Both deals, according to Caffery, involved real estate fund managers specifically targeting food-processing facilities because of their unique characteristics.
“We’re seeing interest from traditional industrial investors that really understand these assets quite well but are looking to invest further down the supply chain,” he says. “You’ll see those guys purchasing food-processing facilities around major capitals and regional centres. We’re also seeing interest from institutional investors – that have usually invested in traditional farmland – in looking up the supply chain, as they want to find assets in that processing and distribution space as well.

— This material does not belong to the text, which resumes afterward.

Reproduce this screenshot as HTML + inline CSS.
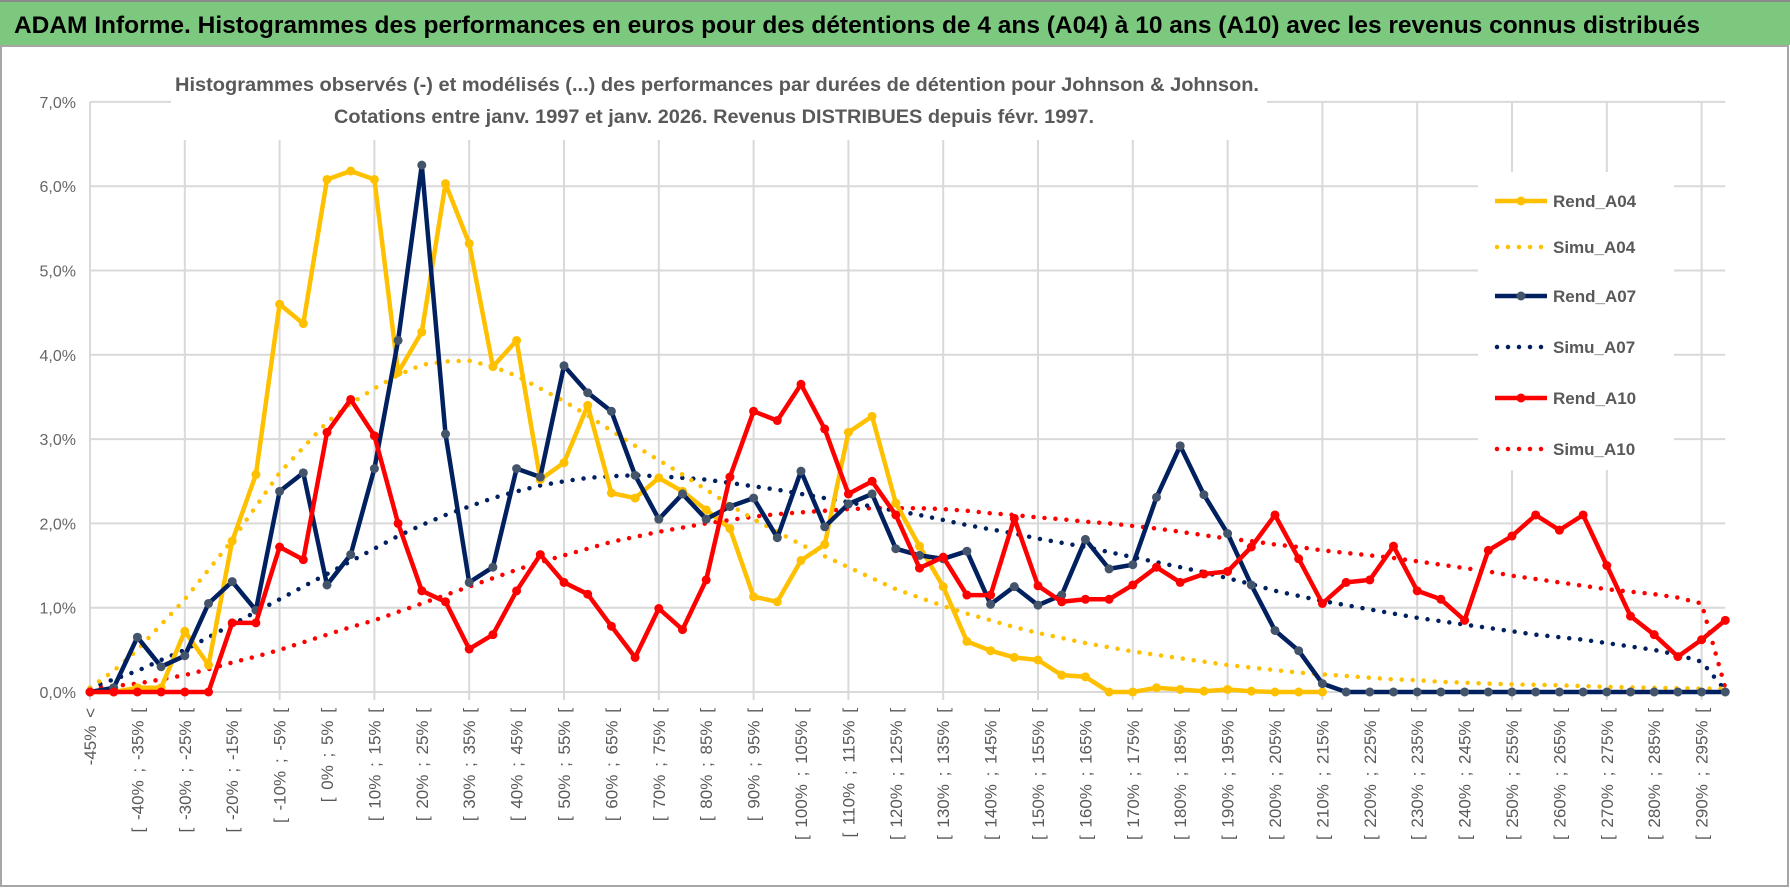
<!DOCTYPE html>
<html><head><meta charset="utf-8"><style>
html,body{margin:0;padding:0;background:#fff;}
svg{display:block;font-family:"Liberation Sans",sans-serif;}
</style></head><body>
<svg id="chart" width="1790" height="888" viewBox="0 0 1790 888" xmlns="http://www.w3.org/2000/svg">
<rect x="0" y="0" width="1790" height="888" fill="#fff"/>
<rect x="1" y="46" width="1787" height="840" fill="none" stroke="#a6a6a6" stroke-width="2"/>
<rect x="0" y="2" width="1790" height="43" fill="#7dc87f"/>
<rect x="0" y="0" width="1790" height="2" fill="#8a8a8a"/>
<text x="14" y="33" font-size="24" font-weight="bold" fill="#000" textLength="1686" lengthAdjust="spacingAndGlyphs">ADAM Informe. Histogrammes des performances en euros pour des détentions de 4 ans (A04) à 10 ans (A10) avec les revenus connus distribués</text>
<g id="grid"></g>
<g id="yaxis"></g>
<g id="xaxis"></g>
<g id="series"></g>
<rect x="171" y="64" width="1096" height="76" fill="#fff"/>
<text x="717" y="91" text-anchor="middle" font-size="19" font-weight="bold" fill="#595959" textLength="1084" lengthAdjust="spacingAndGlyphs">Histogrammes observés (-) et modélisés (...) des performances par durées de détention pour Johnson &amp; Johnson.</text>
<text x="714" y="123" text-anchor="middle" font-size="19" font-weight="bold" fill="#595959" textLength="760" lengthAdjust="spacingAndGlyphs">Cotations entre janv. 1997 et janv. 2026. Revenus DISTRIBUES depuis févr. 1997.</text>
<g id="legend"></g>
</svg>
<script>
const categories = (function(){ const c=["-45% <"]; for(let b=-45;b<300;b+=5){ c.push("[ "+b+"% ; "+(b+5)+"% ["); } return c; })();
const yTicks = [0,1,2,3,4,5,6,7];
const yTickLabels = ["0,0%","1,0%","2,0%","3,0%","4,0%","5,0%","6,0%","7,0%"];
const rendA04 = [0,0,0.05,0.05,0.72,0.32,1.79,2.58,4.6,4.37,6.08,6.18,6.08,3.79,4.27,6.03,5.32,3.86,4.17,2.52,2.72,3.4,2.36,2.3,2.54,2.38,2.16,1.94,1.13,1.07,1.56,1.75,3.08,3.27,2.24,1.73,1.25,0.6,0.49,0.41,0.38,0.2,0.18,0,0,0.05,0.03,0.01,0.03,0.01,0,0,0];
const simuA04 = [0.05,0.25,0.5,0.8,1.1,1.45,1.8,2.2,2.6,2.9,3.2,3.42,3.6,3.76,3.88,3.92,3.93,3.86,3.75,3.6,3.45,3.28,3.1,2.92,2.75,2.58,2.4,2.22,2.05,1.9,1.75,1.61,1.48,1.35,1.22,1.12,1.02,0.93,0.85,0.77,0.7,0.64,0.58,0.53,0.48,0.44,0.4,0.36,0.32,0.29,0.26,0.23,0.21,0.19,0.17,0.15,0.14,0.12,0.11,0.1,0.09,0.085,0.08,0.07,0.06,0.055,0.05,0.045,0.04,0.04];
const rendA07 = [0,0.05,0.65,0.3,0.43,1.05,1.31,0.97,2.38,2.6,1.27,1.63,2.65,4.17,6.25,3.06,1.3,1.48,2.65,2.55,3.87,3.55,3.33,2.57,2.05,2.35,2.05,2.2,2.3,1.83,2.62,1.96,2.23,2.35,1.7,1.62,1.58,1.67,1.04,1.25,1.03,1.15,1.81,1.46,1.51,2.31,2.92,2.34,1.88,1.27,0.73,0.49,0.1,0,0,0,0,0,0,0,0,0,0,0,0,0,0,0,0,0];
const simuA07 = [0.05,0.15,0.25,0.38,0.5,0.65,0.8,0.95,1.1,1.25,1.4,1.55,1.7,1.85,1.98,2.1,2.2,2.3,2.38,2.45,2.5,2.54,2.56,2.57,2.56,2.54,2.52,2.48,2.44,2.4,2.35,2.3,2.25,2.2,2.15,2.1,2.04,1.98,1.93,1.88,1.82,1.77,1.72,1.66,1.6,1.54,1.48,1.42,1.35,1.28,1.2,1.14,1.08,1.03,0.98,0.93,0.88,0.84,0.8,0.76,0.72,0.68,0.65,0.62,0.58,0.54,0.5,0.44,0.36,0.02];
const rendA10 = [0,0,0,0,0,0,0.82,0.82,1.72,1.57,3.08,3.47,3.04,2.0,1.2,1.07,0.51,0.68,1.2,1.63,1.3,1.16,0.78,0.41,0.99,0.74,1.33,2.55,3.33,3.22,3.65,3.12,2.35,2.5,2.1,1.47,1.6,1.15,1.15,2.06,1.26,1.07,1.1,1.1,1.27,1.48,1.3,1.4,1.43,1.72,2.1,1.58,1.05,1.3,1.33,1.73,1.2,1.1,0.85,1.68,1.85,2.1,1.92,2.1,1.5,0.9,0.68,0.42,0.62,0.85];
const simuA10 = [0.05,0.07,0.1,0.15,0.2,0.27,0.35,0.42,0.5,0.59,0.68,0.77,0.85,0.95,1.05,1.15,1.25,1.35,1.45,1.54,1.62,1.7,1.78,1.84,1.9,1.95,2.0,2.04,2.08,2.11,2.13,2.15,2.17,2.18,2.18,2.18,2.17,2.15,2.12,2.1,2.07,2.05,2.02,2.0,1.97,1.94,1.9,1.86,1.82,1.79,1.75,1.72,1.68,1.65,1.62,1.59,1.55,1.51,1.47,1.43,1.38,1.34,1.3,1.26,1.22,1.19,1.16,1.12,1.05,0.05];

const NS="http://www.w3.org/2000/svg";
const X0=90, DX=23.7, Y0=692, DY=84.3;
function xPos(i){ return X0+i*DX; }
function yPos(v){ return Y0-v*DY; }
function mk(tag, attrs, parent){ const e=document.createElementNS(NS,tag); for(const k in attrs) e.setAttribute(k,attrs[k]); parent.appendChild(e); return e; }

const grid=document.getElementById('grid');
yTicks.forEach(function(t){
  const l=mk('line',{x1:X0,x2:xPos(categories.length-1),y1:yPos(t),y2:yPos(t),stroke:'#d9d9d9','stroke-width':2},grid);
  
  
});
for(let i=0;i<categories.length;i+=4){
  const l=mk('line',{x1:xPos(i),x2:xPos(i),y1:yPos(7),y2:Y0+8,stroke:'#d9d9d9','stroke-width':2},grid);
  
  
}
const ya=document.getElementById('yaxis');
yTicks.forEach(function(t,k){
  const tx=mk('text',{x:76,y:yPos(t)+6,'text-anchor':'end','font-size':16,fill:'#666'},ya);
  tx.textContent=yTickLabels[k];
  
  
});
const xa=document.getElementById('xaxis');
categories.forEach(function(c,i){
  if(i%2!==0) return;
  const x=xPos(i)+6, y=708;
  const tx=mk('text',{x:x,y:y,'text-anchor':'end','font-size':17,'word-spacing':3,fill:'#595959',transform:'rotate(-90 '+x+' '+y+')'},xa);
  tx.textContent=c;
  
  
});
const sg=document.getElementById('series');
function pts(arr){ return arr.map(function(v,i){return xPos(i).toFixed(1)+','+yPos(v).toFixed(1);}).join(' '); }
function dotted(arr,color,name){
  const p=mk('polyline',{points:pts(arr),fill:'none',stroke:color,'stroke-width':4.5,'stroke-linecap':'round','stroke-dasharray':'0 11'},sg);
  
  
}
function solid(arr,color,mcolor,name){
  const p=mk('polyline',{points:pts(arr),fill:'none',stroke:color,'stroke-width':4.5,'stroke-linejoin':'round'},sg);
  
  
  arr.forEach(function(v,i){
    const m=mk('circle',{cx:xPos(i),cy:yPos(v),r:4.5,fill:mcolor},sg);
    
    
  });
}
dotted(simuA10,'#ff0000','simu-a10-line');
dotted(simuA07,'#002060','simu-a07-line');
dotted(simuA04,'#ffc000','simu-a04-line');
solid(rendA04,'#ffc000','#ffc000','rend-a04-line');
solid(rendA07,'#002060','#44546a','rend-a07-line');
solid(rendA10,'#ff0000','#ff0000','rend-a10-line');

const lg=document.getElementById('legend');
const bg=mk('rect',{x:1478,y:172,width:196,height:298,fill:'#fff'},lg);


const legendItems=[["Rend_A04","#ffc000",false],["Simu_A04","#ffc000",true],["Rend_A07","#002060",false],["Simu_A07","#002060",true],["Rend_A10","#ff0000",false],["Simu_A10","#ff0000",true]];
const legendYs=[201,247,296,347,398,449];
legendItems.forEach(function(it,k){
  const y=legendYs[k];
  const g=mk('g',{},lg);
  
  
  if(it[2]){
    mk('line',{x1:1497,x2:1547,y1:y,y2:y,stroke:it[1],'stroke-width':4.5,'stroke-linecap':'round','stroke-dasharray':'0 11'},g);
  } else {
    mk('line',{x1:1495,x2:1547,y1:y,y2:y,stroke:it[1],'stroke-width':4.5},g);
    mk('circle',{cx:1521,cy:y,r:4.5,fill:k===2?'#44546a':it[1]},g);
  }
  const t=mk('text',{x:1553,y:y+6,'font-size':17,'font-weight':'bold',fill:'#595959'},g);
  t.textContent=it[0];
});
</script>
</body></html>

“The property guys talk a lot about the quality of the covenant and who the tenant is [when making an investment]. But if they look at the tenant and realize this is a company that supplies 40 percent of Australia’s meat chicken market, say, they see that’s not a business that’s going to fold overnight. It’s going to be around for the long haul.”
This, Caffery says, means investors are viewing agri-logistics facilities as defensive assets ahead of a potential downturn in the cycle, because people will still buy food that requires processing and distribution during a recession.
The Allied Pinnacle and Ingham’s deals are typical of the space, where a processor can sell and lease back its property to free up working capital to reinvest in the business. Another on the market now is a portfolio comprising two warehouses owned by Melbourne-based food processor Flavour Makers. CBRE senior director Ben Hegerty is managing the sale of the facilities, which are to be 100 percent let to Flavour Makers for 12 years. He says the portfolio has attracted interest from food funds and agri-logistics funds, and he expects it to be sold for around A$30 million.
“In agri-logistics there’s the stable rent covenant, generally an economic rent structure, and inevitably a high retention rate with plant and equipment well-embedded into the rest of the businesses,” he says. “It ticks all those boxes.”
It’s not just the physical assets that are attracting interest. There are also plenty of recent examples where the associated processing and distribution businesses themselves have been bought or sold by private equity firms that see opportunities to generate higher returns than they could get through owning production assets.
Sydney-headquartered Pacific Equity Partners in February sold flour and bakery products business Allied Pinnacle for A$950 million to Japan’s Nisshin Foods, thus generating a significant return for investors. Allied Pinnacle sold and leased back some of its facilities last year.
More recently, Coca-Cola Amatil sold its SPC food and vegetable processing business to Shepparton Partners Collective, a 50/50 joint venture between private equity firms Perma Funds Management and The Eights.
“Everything about this company is attractive,” says Perma Funds Management managing director Hussein Rifai. “The brand has been embedded into not just the Shepparton community but the Australian psyche for 100 years, and the management team is fantastic. All in all, it makes the ingredients for a fantastic company.”
Rifai says the joint venture saw an opportunity to increase production at SPC’s cannery in Shepparton, Victoria, by reducing complexity and waste while freeing up the management team to introduce new technologies and innovation to help increase efficiency. From this, too, the business will be able to increase the amount that it exports.
“This business used to generate 70 percent of its revenue from overseas and now we’re down to sub-10 percent, if that,” says Rifai. “There’s a humongous growth opportunity there. And we have all the components for it: the Australian reputation as a clean food source, and the product that you’re getting from the Goulburn Valley area is some of the top produce anywhere in the world.”
China does represent a big part of the opportunity, he says, but it should be placed in context: there are also major export markets in India, the Middle East and the rest of south-east Asia that SPC is not tapping into.
Rifai adds that the team at Shepparton Partners Collective has a wide variety of experience in different aspects of the food processing and supply chain businesses, hence the attraction to SPC and its strong existing brand recognition.
The SPC sale, and the other recent sale-and-leaseback deals for property only, show why Australian agri-logistics facilities and businesses are attracting investors. The food production companies or facilities in question are closely linked with strong overseas demand for their products. They also offer higher returns than farmland or more defensive characteristics than traditional real estate.
This means agri-logistics is seeing interest from investors looking to move both ways along the risk curve – and, for many, the subsector is proving to be an interesting sweet spot in the middle.